Avrupa Konseyi Parlamenter Meclisi Türk Delegasyonu Üyesi, Edirne Milletvekili Prof. Dr. Mehmet Akalın, konuşmasında Epstein davasına da dikkat çekti.Erdoğan DEMİR / EDİRNE (İGFA) -Avrupa Konseyi Parlamenter Meclisi Türk Delegasyonu Üyesi, Edirne Milletvekili Prof. Dr. Mehmet Akalın, Strazburg’da AKPM kış oturumunda ; Avrupa’da çocuk istismarı ve dünyayı etkileyen Epstein davasına dikkat çekerek dünyada yaşayan her çocuğun güvenliğinin ve refahının tartışılamaz öncelikler olduğuna dair birlikte hareket edilmesi için önerilerde bulundu.
Akalın’ın konuşmasında, Avrupa çapında çeşitli kurumlarda yaygın olan çocuk istismarı sorunu, son derece acil ve ahlaki öneme sahip bir konu olduğuna vurgu yaparak, "Halkın temsilcileri olarak, toplumumuzun en savunmasız üyeleri olan çocuklarımızın refahını ve güvenliğini sağlamak bizim ortak sorumluluğumuzdur. Raporda da belirtildiği gibi çocuk istismarı, kökleri gençlerimizi yetiştirmeyi ve korumayı amaçlayan kurumlara kadar uzanan derinden rahatsız edici bir gerçektir. Mağdurların fiziksel yaralanmalar, duygusal travmalar, düşük özgüven, zihinsel sağlık sorunları ve gelecekte güvene dayalı ilişkiler kurmada zorluklar yaşadıkları biliniyor. Hayatta kalanların çoğu aynı zamanda utanç, suçluluk ve ihanet duygusuyla da mücadele ediyor. Bu, sınır tanımayan, Avrupa'daki ve dünyadaki çocukları okullar, yetimhaneler, dini kurumlar ve son zamanlarda savaş bölgeleri gibi çeşitli ortamlarıda etkileyen bir sorundur" diye konuştu.
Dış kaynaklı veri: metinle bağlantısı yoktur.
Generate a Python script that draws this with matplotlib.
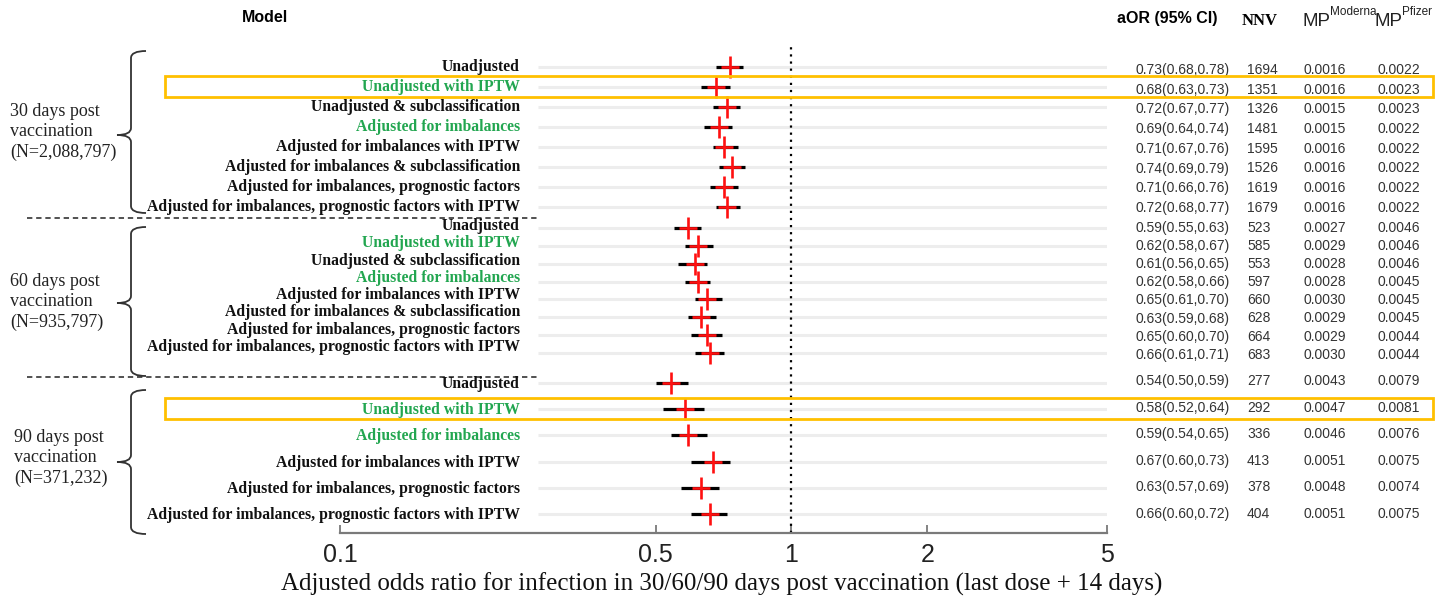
import numpy as np
import matplotlib
matplotlib.use("Agg")
import matplotlib.pyplot as plt
import matplotlib.transforms as mtrans
from matplotlib.path import Path
from matplotlib.patches import PathPatch, Rectangle
from matplotlib.lines import Line2D
from matplotlib.ticker import NullLocator

W, H = 1449, 601

# ---- data -------------------------------------------------------------------------------
models_8 = ["Unadjusted", "Unadjusted with IPTW", "Unadjusted & subclassification",
            "Adjusted for imbalances", "Adjusted for imbalances with IPTW",
            "Adjusted for imbalances & subclassification",
            "Adjusted for imbalances, prognostic factors",
            "Adjusted for imbalances, prognostic factors with IPTW"]
models_6 = ["Unadjusted", "Unadjusted with IPTW", "Adjusted for imbalances",
            "Adjusted for imbalances with IPTW",
            "Adjusted for imbalances, prognostic factors",
            "Adjusted for imbalances, prognostic factors with IPTW"]
green_models = ["Unadjusted with IPTW", "Adjusted for imbalances"]
group_names = ["30 days post\nvaccination\n(N=2,088,797)",
               "60 days post\nvaccination\n(N=935,797)",
               "90 days post\nvaccination\n(N=371,232)"]

aor_30 = [0.73, 0.68, 0.72, 0.69, 0.71, 0.74, 0.71, 0.72]
lo_30 = [0.68, 0.63, 0.67, 0.64, 0.67, 0.69, 0.66, 0.68]
hi_30 = [0.78, 0.73, 0.77, 0.74, 0.76, 0.79, 0.76, 0.77]
nnv_30 = [1694, 1351, 1326, 1481, 1595, 1526, 1619, 1679]
mp_mod_30 = ["0.0016", "0.0016", "0.0015", "0.0015", "0.0016", "0.0016", "0.0016", "0.0016"]
mp_pfz_30 = ["0.0022", "0.0023", "0.0023", "0.0022", "0.0022", "0.0022", "0.0022", "0.0022"]

aor_60 = [0.59, 0.62, 0.61, 0.62, 0.65, 0.63, 0.65, 0.66]
lo_60 = [0.55, 0.58, 0.56, 0.58, 0.61, 0.59, 0.60, 0.61]
hi_60 = [0.63, 0.67, 0.65, 0.66, 0.70, 0.68, 0.70, 0.71]
nnv_60 = [523, 585, 553, 597, 660, 628, 664, 683]
mp_mod_60 = ["0.0027", "0.0029", "0.0028", "0.0028", "0.0030", "0.0029", "0.0029", "0.0030"]
mp_pfz_60 = ["0.0046", "0.0046", "0.0046", "0.0045", "0.0045", "0.0045", "0.0044", "0.0044"]

aor_90 = [0.54, 0.58, 0.59, 0.67, 0.63, 0.66]
lo_90 = [0.50, 0.52, 0.54, 0.60, 0.57, 0.60]
hi_90 = [0.59, 0.64, 0.65, 0.73, 0.69, 0.72]
nnv_90 = [277, 292, 336, 413, 378, 404]
mp_mod_90 = ["0.0043", "0.0047", "0.0046", "0.0051", "0.0048", "0.0051"]
mp_pfz_90 = ["0.0079", "0.0081", "0.0076", "0.0075", "0.0074", "0.0075"]

xticks = [0.1, 0.5, 1, 2, 5]
xtick_labels = ["0.1", "0.5", "1", "2", "5"]
highlight = [(0, 1), (2, 1)]      # (group, row) boxed in orange

groups = [
    dict(models=models_8, aor=aor_30, lo=lo_30, hi=hi_30, nnv=nnv_30, mod=mp_mod_30, pfz=mp_pfz_30),
    dict(models=models_8, aor=aor_60, lo=lo_60, hi=hi_60, nnv=nnv_60, mod=mp_mod_60, pfz=mp_pfz_60),
    dict(models=models_6, aor=aor_90, lo=lo_90, hi=hi_90, nnv=nnv_90, mod=mp_mod_90, pfz=mp_pfz_90),
]

# ---- layout (pixel units of the 1449x601 canvas) -------------------------------------------
ROW_START, ROW_STEP = [67, 228, 383], [20, 17.86, 26.2]
LAB_START, LAB_STEP = [67, 226, 384], [20, 17.3, 26.2]
TAB_START, TAB_STEP = [70, 228, 381], [19.7, 18.1, 26.6]
GROUP_TXT = [(10, 132), (10, 302), (14, 458)]
BRACES = [(131, 51, 135, 213), (131, 227, 303, 376), (131, 390, 462, 534)]
SEPS = [218, 377]
GREEN = "#22a650"; ORANGE = "#FFC000"; RED = "#ff1010"
SERIF = "Liberation Serif"; SANS = "Liberation Sans"

fig = plt.figure(figsize=(W / 100, H / 100), dpi=100)
fig.patch.set_facecolor("white")
PX = mtrans.Affine2D().scale(1 / W, -1 / H).translate(0, 1) + fig.transFigure

AX_L, AX_R, AX_T, AX_B = 340, 1107, 40, 533
ax = fig.add_axes([AX_L / W, 1 - AX_B / H, (AX_R - AX_L) / W, (AX_B - AX_T) / H])
ax.set_xscale("log")
ax.set_xlim(0.1, 5)
ax.set_ylim(AX_B, AX_T)          # y data == canvas pixel rows
ax.patch.set_alpha(0)

for gi, g in enumerate(groups):
    n = len(g["models"])
    ys = ROW_START[gi] + ROW_STEP[gi] * np.arange(n)
    ax.hlines(ys, 0.275, 5, color="#ededed", lw=2.2, zorder=1)
    ax.hlines(ys, g["lo"], g["hi"], color="black", lw=2.3, zorder=3)
    ax.plot(g["aor"], ys, "|", ms=16, mew=1.9, color=RED, zorder=4)
    ax.plot(g["aor"], ys, "_", ms=13, mew=1.9, color=RED, zorder=4)

    ly = LAB_START[gi] + LAB_STEP[gi] * np.arange(n)
    for y, m in zip(ly, g["models"]):
        fig.text(520, y, m, transform=PX, ha="right", va="center", family=SERIF,
                 weight="bold", size=11.3, color=GREEN if m in green_models else "#111")

    ty = TAB_START[gi] + TAB_STEP[gi] * np.arange(n)
    for y, a, l, h, nn, mo, pf in zip(ty, g["aor"], g["lo"], g["hi"], g["nnv"], g["mod"], g["pfz"]):
        kw = dict(transform=PX, va="center", ha="left", family=SANS, size=10, color="#333")
        fig.text(1135, y, f"{a:.2f}({l:.2f},{h:.2f})", **kw)
        fig.text(1247, y, str(nn), **kw)
        fig.text(1303, y, mo, **kw)
        fig.text(1377, y, pf, **kw)

    gx, gy = GROUP_TXT[gi]
    fig.text(gx, gy, group_names[gi], transform=PX, ha="left", va="center", family=SERIF,
             size=13, linespacing=1.25, color="#222")

# reference line at OR = 1
ax.axvline(1, ymin=0, ymax=(AX_B - 47) / (AX_B - AX_T), color="black", lw=1.6,
           ls=(0, (1, 2.2)), zorder=2)

for s in ("top", "left", "right"):
    ax.spines[s].set_visible(False)
ax.spines["bottom"].set_color("#7a7a7a")
ax.spines["bottom"].set_linewidth(1.6)
ax.set_yticks([])
ax.set_xticks(xticks)
ax.set_xticklabels(xtick_labels, family=SANS)
ax.xaxis.set_minor_locator(NullLocator())
ax.tick_params(axis="x", direction="in", length=6, width=1.3, color="#7a7a7a",
               labelsize=18, pad=7, labelcolor="#222")

fig.text(722, 584, "Adjusted odds ratio for infection in 30/60/90 days post vaccination "
         "(last dose + 14 days)", transform=PX, ha="center", va="center", family=SERIF,
         size=18, color="#111")

# column headers
fig.text(265, 18, "Model", transform=PX, ha="center", va="center", family=SANS, weight="bold", size=11.5)
fig.text(1117, 19, "aOR (95% CI)", transform=PX, ha="left", va="center", family=SANS, weight="bold", size=11.5)
fig.text(1242, 21, "NNV", transform=PX, ha="left", va="center", family=SERIF, weight="bold", size=12)
fig.text(1303, 21, "MP", transform=PX, ha="left", va="center", family=SANS, size=13.5, color="#222")
fig.text(1330, 12, "Moderna", transform=PX, ha="left", va="center", family=SANS, size=8.5, color="#222")
fig.text(1375, 21, "MP", transform=PX, ha="left", va="center", family=SANS, size=13.5, color="#222")
fig.text(1402, 12, "Pfizer", transform=PX, ha="left", va="center", family=SANS, size=8.5, color="#222")


def brace(x, top, mid, bot, hook=15, tip=14, r=7):
    verts = [(x + hook, top), (x, top), (x, top + r),
             (x, mid - r), (x, mid), (x - tip, mid),
             (x, mid), (x, mid + r),
             (x, bot - r), (x, bot), (x + hook, bot)]
    codes = [Path.MOVETO, Path.CURVE3, Path.CURVE3,
             Path.LINETO, Path.CURVE3, Path.CURVE3,
             Path.CURVE3, Path.CURVE3,
             Path.LINETO, Path.CURVE3, Path.CURVE3]
    fig.add_artist(PathPatch(Path(verts, codes), fc="none", ec="#333", lw=1.3, transform=PX))


for b in BRACES:
    brace(*b)
for y in SEPS:
    fig.add_artist(Line2D([27, 538], [y, y], transform=PX, color="#222", lw=1.1, ls=(0, (3.5, 2.5))))

for gi, ri in highlight:
    yc = ROW_START[gi] + ROW_STEP[gi] * ri - 1
    fig.add_artist(Rectangle((165, yc - 10.5), 1268, 21, transform=PX, fill=False,
                             ec=ORANGE, lw=2.0, zorder=10))

fig.savefig("out.png", dpi=100)
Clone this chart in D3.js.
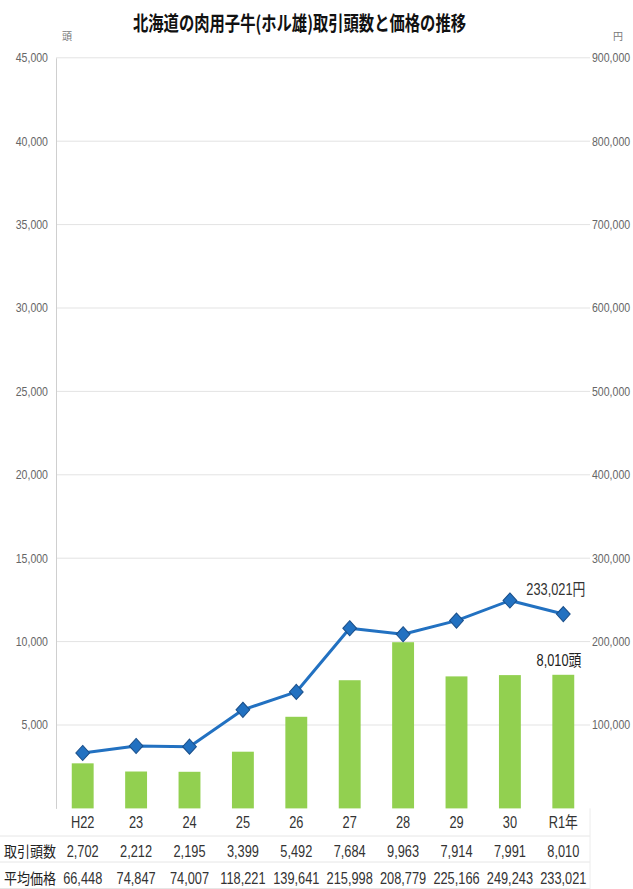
<!DOCTYPE html>
<html>
<head>
<meta charset="utf-8">
<script src="https://cdn.jsdelivr.net/npm/d3@7/dist/d3.min.js"></script>
<style>
  html, body { margin: 0; padding: 0; background: #fff; }
  svg { display: block; }
  text { font-family: "Liberation Sans", "Noto Sans CJK JP", sans-serif; }
  .cjk { font-family: "Noto Sans CJK JP", sans-serif; }
</style>
</head>
<body>
<script>
// 年度
const categories = ["H22", "23", "24", "25", "26", "27", "28", "29", "30", "R1年"];
// 取引頭数(頭)
const heads = [2702, 2212, 2195, 3399, 5492, 7684, 9963, 7914, 7991, 8010];
// 平均価格(円)
const prices = [66448, 74847, 74007, 118221, 139641, 215998, 208779, 225166, 249243, 233021];
// 目盛
const leftTicks = [5000, 10000, 15000, 20000, 25000, 30000, 35000, 40000, 45000];
const rightTicks = [100000, 200000, 300000, 400000, 500000, 600000, 700000, 800000, 900000];
const rowLabels = ["取引頭数", "平均価格"];

const W = 633, H = 889;
const m = { left: 56, right: 590, top: 57.8, bottom: 808.4 };

const svg = d3.select("body").append("svg").attr("width", W).attr("height", H);

const x = d3.scaleBand().domain(categories).range([m.left, m.right]).paddingInner(0.59).paddingOuter(0.295);
const yL = d3.scaleLinear().domain([0, 45000]).range([m.bottom, m.top]);
const yR = d3.scaleLinear().domain([0, 900000]).range([m.bottom, m.top]);
const fmt = d3.format(",");
const cx = d => x(d) + x.bandwidth() / 2;

// 横方向に詰めた文字
function narrow(sel, px, py, sx) {
  sel.attr("x", 0).attr("y", 0)
    .attr("transform", (d, i) => `translate(${typeof px === "function" ? px(d, i) : px},${typeof py === "function" ? py(d, i) : py}) scale(${sx},1)`);
  return sel;
}

// タイトル
svg.append("text").attr("class", "cjk")
  .attr("x", 133).attr("y", 31)
  .attr("textLength", 333).attr("lengthAdjust", "spacingAndGlyphs")
  .attr("font-size", 20).attr("font-weight", "bold").attr("fill", "#111")
  .text("北海道の肉用子牛(ホル雄)取引頭数と価格の推移");

// 単位
svg.append("text").attr("class", "cjk").attr("x", 62).attr("y", 40)
  .attr("font-size", 10).attr("fill", "#777").text("頭");
svg.append("text").attr("class", "cjk").attr("x", 613).attr("y", 40)
  .attr("font-size", 10).attr("fill", "#777").text("円");

// 目盛線
svg.append("g").selectAll("line").data(leftTicks).join("line")
  .attr("x1", m.left).attr("x2", m.right)
  .attr("y1", d => yL(d)).attr("y2", d => yL(d))
  .attr("stroke", "#e3e3e3").attr("stroke-width", 1);

// 左軸
const gL = svg.append("g").attr("transform", `translate(${m.left},0)`)
  .call(d3.axisLeft(yL).tickValues(leftTicks).tickFormat(fmt).tickSize(0).tickPadding(8));
gL.select(".domain").attr("stroke", "#cfcfcf");
gL.selectAll("text").attr("font-size", 12).attr("fill", "#666")
  .attr("transform", "scale(0.88,1)").attr("x", -8 / 0.88);

// 右軸
const gR = svg.append("g").attr("transform", `translate(${m.right},0)`)
  .call(d3.axisRight(yR).tickValues(rightTicks).tickFormat(fmt).tickSize(0).tickPadding(2));
gR.select(".domain").remove();
gR.selectAll("text").attr("font-size", 12).attr("fill", "#666")
  .attr("transform", "scale(0.88,1)").attr("x", 2 / 0.88);

// 取引頭数(棒)
svg.append("g").selectAll("rect").data(categories).join("rect")
  .attr("x", d => x(d)).attr("width", x.bandwidth())
  .attr("y", (d, i) => yL(heads[i])).attr("height", (d, i) => yL(0) - yL(heads[i]))
  .attr("fill", "#92d050");

// 平均価格(折れ線)
const line = d3.line().x((d, i) => cx(categories[i])).y(d => yR(d));
svg.append("path").datum(prices).attr("d", line)
  .attr("fill", "none").attr("stroke", "#2271c1").attr("stroke-width", 3)
  .attr("stroke-linejoin", "round");

svg.append("g").selectAll("path").data(prices).join("path")
  .attr("transform", (d, i) => `translate(${cx(categories[i])},${yR(d)}) scale(1,1.1)`)
  .attr("d", d3.symbol(d3.symbolDiamond2, 120)())
  .attr("fill", "#2271c1").attr("stroke", "#1a4f8a").attr("stroke-width", 1);

// 最新値ラベル
const last = categories.length - 1;
svg.append("text").attr("text-anchor", "end").attr("font-size", 16).attr("fill", "#333")
  .call(narrow, cx(categories[last]) + 22, yR(prices[last]) - 19, 0.8)
  .text(fmt(prices[last]) + "円");
svg.append("text").attr("text-anchor", "end").attr("font-size", 16).attr("fill", "#222")
  .call(narrow, cx(categories[last]) + 18, yL(heads[last]) - 9, 0.8)
  .text(fmt(heads[last]) + "頭");

// データ表
const rowY = [828, 857, 884];
const lineY = [836, 862, 888.5];
svg.append("g").selectAll("line").data(lineY).join("line")
  .attr("x1", 0).attr("x2", m.right)
  .attr("y1", d => d).attr("y2", d => d)
  .attr("stroke", "#e6e6e6").attr("stroke-width", 1);
svg.append("line").attr("x1", m.right).attr("x2", m.right)
  .attr("y1", m.bottom).attr("y2", H)
  .attr("stroke", "#ececec").attr("stroke-width", 1);

svg.append("g").selectAll("text").data(categories).join("text")
  .attr("text-anchor", "middle").attr("font-size", 16).attr("fill", "#333")
  .call(narrow, d => cx(d), rowY[0], 0.8).text(d => d);

svg.append("g").selectAll("text").data(rowLabels).join("text")
  .attr("class", "cjk").attr("x", 4).attr("y", (d, i) => rowY[i + 1])
  .attr("textLength", 52).attr("lengthAdjust", "spacingAndGlyphs")
  .attr("font-size", 15).attr("fill", "#222").text(d => d);

svg.append("g").selectAll("text").data(heads).join("text")
  .attr("text-anchor", "middle").attr("font-size", 16).attr("fill", "#333")
  .call(narrow, (d, i) => cx(categories[i]), rowY[1], 0.8).text(d => fmt(d));

svg.append("g").selectAll("text").data(prices).join("text")
  .attr("text-anchor", "middle").attr("font-size", 16).attr("fill", "#333")
  .call(narrow, (d, i) => cx(categories[i]), rowY[2], 0.8).text(d => fmt(d));
</script>
</body>
</html>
Çocuk istismarının belirli bir bölge veya ulusla sınırlı olmadığının bilinmesi önemli olduğunu belirten Akalın, konuşmasında şunlara dikkati çekti:
"Jeffrey Epstein'ın Amerika'da ortaya çıkan mevcut vakası, otuz yılda artan ve çok fazla genç kıza zarar veren bir dizi istismar hakkında yeni ayrıntılar sunuyor; bunun bir örneği. Çocuk istismarı, özellikle insan tacirleri ve istismarcılara karşı özellikle savunmasız ve kolayca erişilebilen çocuk göçmenler için, işbirlikçi bir müdahale gerektiren ulusötesi bir sorundur. Bu sorunu etkili bir şekilde ele almak için üç yönlü bir yaklaşım olmalıdır: 1 - Standartlaştırılmış Raporlama Mekanizmaları, 2 - Uyumlaştırılmış Yasal Çerçeveler, 3 - Önleyici Tedbirler ve Eğitim. Sonuç olarak çocuklarımızın geleceğini korumak, rahatsız edici gerçeklerle yüzleşmek ve kararlı adımlar atabilmekte yatıyor. Gelin hep birlikte, çocuklarımızın güvenliğinin ve refahının tartışılamaz öncelikler olduğuna dair güçlü bir mesaj verelim. Kurumlarımızdan çocuk istismarını ortadan kaldırmak ve her çocuğun güvenlik ve bakım ortamında büyüyüp gelişebileceği bir geleceğin yolunu açmak için ortak kararlılıkla birlik ve beraberlik göstermenin zamanıdır."